By Ralph Reiland
“Each U.S. taxpayer now has a federal-debt liability of $1.1 million, and rising,” reported Merrill Matthews, a resident scholar at the Institute for Policy Innovation, a research-based public policy think tank, for Forbes in October 2013.
“The public tends to focus on the total national debt, which just passed the $17 trillion mark — up from $10.6 trillion when President Obama took office,” explained Matthews. “But that figure pales in comparison to the federal government's long-term unfunded liabilities — money the government is obligated to pay over and above the revenues it is estimated to receive. According to the U.S. Debt Clock, total long-term unfunded liabilities are at $126 trillion ... .”
Those debt numbers are from nine months into Obama's second term. The national debt that had then “just passed the $17 trillion mark” expanded to $19.9 trillion by Jan. 19, 2017, at the conclusion of Obama's presidency, according to the U.S. Treasury Department's Bureau of the Fiscal Service — a near-doubling of the total federal debt of $10.6 trillion when Obama took office.
“We've borrowed more money under Barack Obama than we borrowed from George Washington through George W. Bush,” asserted Stephen Moore, an economic adviser to Donald Trump, during a mid-October debate in the presidential race.
Unfortunately, failure to get control of the rising tide of federal red ink is a case of cross-party budgetary irresponsibility and bipartisan financial idiocy.
The Bureau of the Fiscal Service reports that the national debt increased 87 percent during Obama's eight years in office. Similarly, it increased 86.3 percent during George W. Bush's eight years.
It's clear that both political parties deserve a failing grade for their financial performance over the past 16 years.

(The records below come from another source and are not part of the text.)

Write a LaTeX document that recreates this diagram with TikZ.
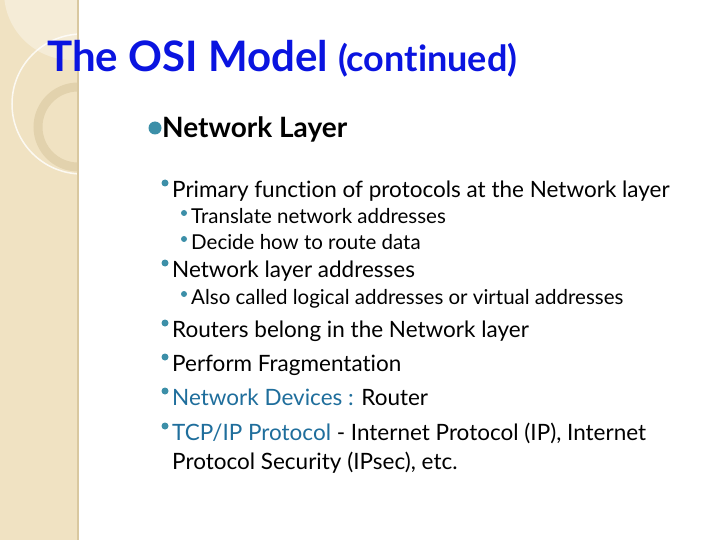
\documentclass[tikz,border=0pt]{standalone}
\usepackage{fontspec}
\setmainfont{Lato}[Ligatures=NoCommon]
\definecolor{titleblue}{HTML}{0A14E0}
\definecolor{bul}{HTML}{3C8FA8}
\definecolor{linkc}{HTML}{1F6E9C}
\definecolor{strip}{HTML}{F0E2C2}
\definecolor{stripd}{HTML}{D9C8A0}
\begin{document}
\begin{tikzpicture}[x=1pt,y=-1pt,
  txt/.style={anchor=base west,inner sep=0pt},
  bl/.style={circle,fill=bul,inner sep=0pt}]
\useasboundingbox (0,0) rectangle (720,540);
\fill[white] (0,0) rectangle (720,540);
\begin{scope}
\clip (0,0) rectangle (78,540);
\fill[strip] (0,0) rectangle (78,540);
\fill[white,opacity=0.35] (72,-8) circle (68);
\draw[white,opacity=0.8,line width=1.5pt] (82,104) circle (70);
\draw[stripd,opacity=0.6,line width=9pt] (78,127) circle (40);
\end{scope}
\draw[stripd,line width=1.5pt] (78,0) -- (78,540);
\node[txt,text=titleblue,font=\fontsize{42}{46}\selectfont\bfseries] (t) at (47,72) {The OSI Model \fontsize{36}{40}\selectfont(continued)};
\node[bl,minimum size=13pt] (b0) at (155,128) {};
\node[txt,font=\fontsize{28}{30}\selectfont\bfseries] (n0) at (162,138) {Network Layer};
\foreach \nm/\bx/\by/\tx/\ty/\fs/\bs/\t in {
 a/165/183/172/197/22.5/7/{Primary function of protocols at the Network layer},
 b/184/213/191/223/20.5/6/{Translate network addresses},
 c/184/239/191/249/20.5/6/{Decide how to route data},
 d/165/263/172/277/22.5/7/{Network layer addresses},
 e/184/294/191/304/20.5/6/{Also called logical addresses or virtual addresses},
 f/165/323/172/337/22.5/7/{Routers belong in the Network layer},
 g/165/357/172/371/22.5/7/{Perform Fragmentation},
 h/165/391/172/405/22.5/7/{\textcolor{linkc}{Network Devices :} Router},
 i/165/426/172/440/22.5/7/{\textcolor{linkc}{TCP/IP Protocol} - Internet Protocol (IP), Internet}}{
 \node[bl,minimum size=\bs pt] (b\nm) at (\bx,\by) {};
 \node[txt,font=\fontsize{\fs}{\fs}\selectfont] (n\nm) at (\tx,\ty) {\t};
}
\node[txt,font=\fontsize{22.5}{22.5}\selectfont] (nj) at (172,469) {Protocol Security (IPsec), etc.};
\end{tikzpicture}
\end{document}
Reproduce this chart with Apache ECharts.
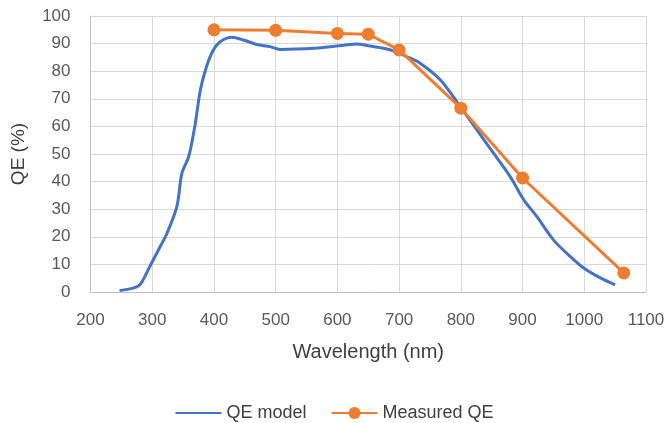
<!DOCTYPE html>
<html><head><meta charset="utf-8">
<script src="https://cdn.jsdelivr.net/npm/echarts@6/dist/echarts.min.js"></script>
<style>html,body{margin:0;padding:0;background:#fff}#c{width:668px;height:423px}</style>
</head><body><div id="c"></div>
<script>
var modelWavelength = [247,269,280,291,299,313,324,340,348,359,369,378,388,399,410,429,448,469,491,507,534,561,588,610,631,653,675,694,712,734,767,799,826,853,880,902,923,950,977,999,1026,1050];
var modelQE = [0.5,1.4,2.6,6.9,10.5,16.5,21.3,31,43,49,60,73.2,81.7,87.7,90.7,92.3,91.3,89.7,88.9,87.9,88,88.3,88.9,89.4,89.9,89.1,88.3,87.1,85.3,82.9,76.8,67.2,58.7,50.3,41.8,33.4,27.4,18.9,12.9,8.7,5.1,2.6];
var measuredWavelength = [400,500,600,650,700,800,900,1064];
var measuredQE = [95.0,94.8,93.7,93.4,87.7,66.6,41.3,6.9];
var xTicks = {min:200,max:1100,interval:100};
var yTicks = {min:0,max:100,interval:10};

function pairs(xs, ys){ return xs.map(function(x,i){return [x, ys[i]];}); }

var font = 'Liberation Sans, Arial, sans-serif';
var chart = echarts.init(document.getElementById('c'), null, {renderer:'canvas'});
chart.setOption({
  animation:false,
  grid:{left:90.5,right:22,top:16,bottom:131,containLabel:false},
  xAxis:{type:'value',min:xTicks.min,max:xTicks.max,interval:xTicks.interval,
    name:'Wavelength (nm)',nameLocation:'middle',nameGap:50,
    nameTextStyle:{fontFamily:font,fontSize:20,color:'#404040'},
    axisLine:{show:true,lineStyle:{color:'#bfbfbf',width:1}},
    axisTick:{show:false},
    axisLabel:{fontFamily:font,fontSize:17,color:'#595959',margin:20,
      formatter:function(v){return String(v);}},
    splitLine:{show:true,lineStyle:{color:'#d9d9d9',width:1}}},
  yAxis:{type:'value',min:yTicks.min,max:yTicks.max,interval:yTicks.interval,
    name:'QE (%)',nameLocation:'middle',nameGap:62,nameRotate:90,
    nameTextStyle:{fontFamily:font,fontSize:19,color:'#404040'},
    axisLine:{show:true,lineStyle:{color:'#bfbfbf',width:1}},
    axisTick:{show:false},
    axisLabel:{fontFamily:font,fontSize:17,color:'#595959',margin:20},
    splitLine:{show:true,lineStyle:{color:'#d9d9d9',width:1}}},
  legend:{top:399,left:'center',itemWidth:46,itemHeight:15,itemGap:24,
    textStyle:{fontFamily:font,fontSize:18,color:'#404040'},
    data:[{name:'QE model',itemStyle:{opacity:0}},'Measured QE']},
  series:[
    {name:'QE model',type:'line',data:pairs(modelWavelength,modelQE),
     smooth:0.3,symbol:'none',lineStyle:{color:'#4472C4',width:3},itemStyle:{color:'#4472C4'}},
    {name:'Measured QE',type:'line',data:pairs(measuredWavelength,measuredQE),
     symbol:'circle',symbolSize:13,lineStyle:{color:'#ED7D31',width:3},itemStyle:{color:'#ED7D31'}}
  ]
});
</script></body></html>
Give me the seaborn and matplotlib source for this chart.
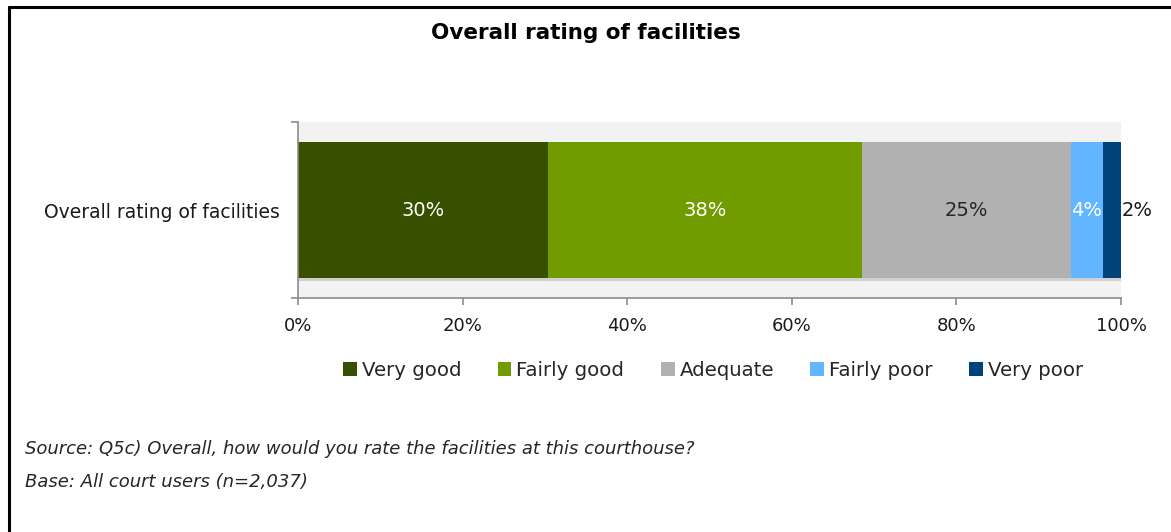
import matplotlib
matplotlib.use("Agg")
import matplotlib.pyplot as plt
import matplotlib.patheffects as pe
from matplotlib.patches import Patch
import numpy as np
import pandas as pd
import seaborn as sns

# Survey results: overall rating of court facilities (% of respondents)
question = "Overall rating of facilities"
categories = ["Very good", "Fairly good", "Adequate", "Fairly poor", "Very poor"]
shares = [30.4, 38.1, 25.4, 3.9, 2.2]
colors = ["#375000", "#729B00", "#B1B1B1", "#62B5FF", "#00427A"]
label_colors = ["white", "white", "#262626", "white", "#1a1a1a"]
xticks = [0, 20, 40, 60, 80, 100]
xticklabels = ["0%", "20%", "40%", "60%", "80%", "100%"]

sns.set_theme(style="white")
plt.rcParams["font.family"] = ["DejaVu Sans"]

fig = plt.figure(figsize=(11.71, 5.32), dpi=100)
ax = fig.add_axes([298 / 1171, 1 - 298 / 532, 823 / 1171, 176 / 532])
ax.set_facecolor("#F2F2F2")

# Stacked bar: draw cumulative totals from longest to shortest so that each
# segment shows through at its own position.
cum = np.cumsum(shares)
for i in range(len(categories) - 1, -1, -1):
    df = pd.DataFrame({"rating": [question], "value": [cum[i]]})
    sns.barplot(data=df, x="value", y="rating", orient="h", color=colors[i],
                saturation=1, width=0.773, ax=ax, linewidth=0)

# soft shadow under the whole bar
shadow = [pe.SimplePatchShadow(offset=(1, -2), shadow_rgbFace="#a8a8a8", alpha=0.45), pe.Normal()]
ax.patches[0].set_path_effects(shadow)

# Segment labels
starts = np.concatenate([[0], cum[:-1]])
for i, (s, v) in enumerate(zip(starts, shares)):
    txt = f"{round(v):.0f}%"
    if i == len(shares) - 1:
        ax.text(cum[i] + 0.1, 0, txt, ha="left", va="center", fontsize=14,
                color=label_colors[i])
    else:
        ax.text(s + v / 2, 0, txt, ha="center", va="center", fontsize=14,
                color=label_colors[i])

ax.set_xlim(0, 100)
ax.set_ylim(0.5, -0.5)
ax.set_xticks(xticks)
ax.set_xticklabels(xticklabels, fontsize=13, color="#1a1a1a")
ax.set_yticks([0])
ax.set_yticklabels([question], fontsize=13.5, color="#1a1a1a")
ax.set_xlabel("")
ax.set_ylabel("")
ax.grid(False)
for side in ["top", "right"]:
    ax.spines[side].set_visible(False)
for side in ["left", "bottom"]:
    ax.spines[side].set_color("#8c8c8c")
    ax.spines[side].set_linewidth(1.2)
ax.tick_params(axis="x", which="both", bottom=True, length=5, width=1.2,
               color="#8c8c8c", pad=9)
ax.tick_params(axis="y", left=False, pad=7)
ax.set_yticks([-0.5, 0.5], minor=True)
ax.tick_params(axis="y", which="minor", left=True, length=5, width=1.2, color="#8c8c8c")

# Title
fig.text(0.5, 1 - 33 / 532, "Overall rating of facilities", ha="center", va="center",
         fontsize=15.5, fontweight="bold", color="black")

# Legend
handles = [Patch(facecolor=c, edgecolor="none") for c in colors]
fig.legend(handles, categories, loc="center", bbox_to_anchor=(713 / 1171, 1 - 370 / 532),
           ncol=5, frameon=False, fontsize=14.2, handlelength=0.7, handleheight=0.7,
           handletextpad=0.25, columnspacing=1.85)

# Footnotes
fig.text(25 / 1171, 1 - 449 / 532,
         "Source: Q5c) Overall, how would you rate the facilities at this courthouse?",
         ha="left", va="center", fontsize=13, style="italic", color="#262626")
fig.text(25 / 1171, 1 - 482 / 532, "Base: All court users (n=2,037)",
         ha="left", va="center", fontsize=13, style="italic", color="#262626")

# Frame around the chart
fig.add_artist(plt.Line2D([8.5 / 1171, 8.5 / 1171], [0, 1 - 6.5 / 532],
                          color="black", linewidth=2.2, transform=fig.transFigure))
fig.add_artist(plt.Line2D([8.5 / 1171, 1.01], [1 - 6.5 / 532, 1 - 6.5 / 532],
                          color="black", linewidth=2.2, transform=fig.transFigure))

fig.savefig("out.png", dpi=100, facecolor="white")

The federal debt nearly doubled during the eight years that the party allegedly in favor of fiscal soundness, individual responsibility, free markets and limited government controlled the White House, followed by the debt nearly doubling again in Obama's eight years, when supposed experts from the Ivy League establishment moved into the West Wing as senior advisers in intensifying the centralization of social and economic planning and escalating the command powers of the state.
Hillary Clinton's plan for reducing persistent federal deficits and the resulting growth in the national debt was more “fairness” via bigger government, more federal spending and more than $1 trillion in new taxes — a proposal for lower economic growth, lower income expansion and less productivity, as resources and income would have been shifted from the private sector to an already bloated, corrupt and wasteful federal behemoth.
On the other side, President Trump called for new borrowing for more government spending “while interest rates are low,” in addition to saying about the $20 trillion federal debt that “you never have to default because you print the money,” and “if the economy crashed, you could make a deal” to pay bondholders less than what they're owed.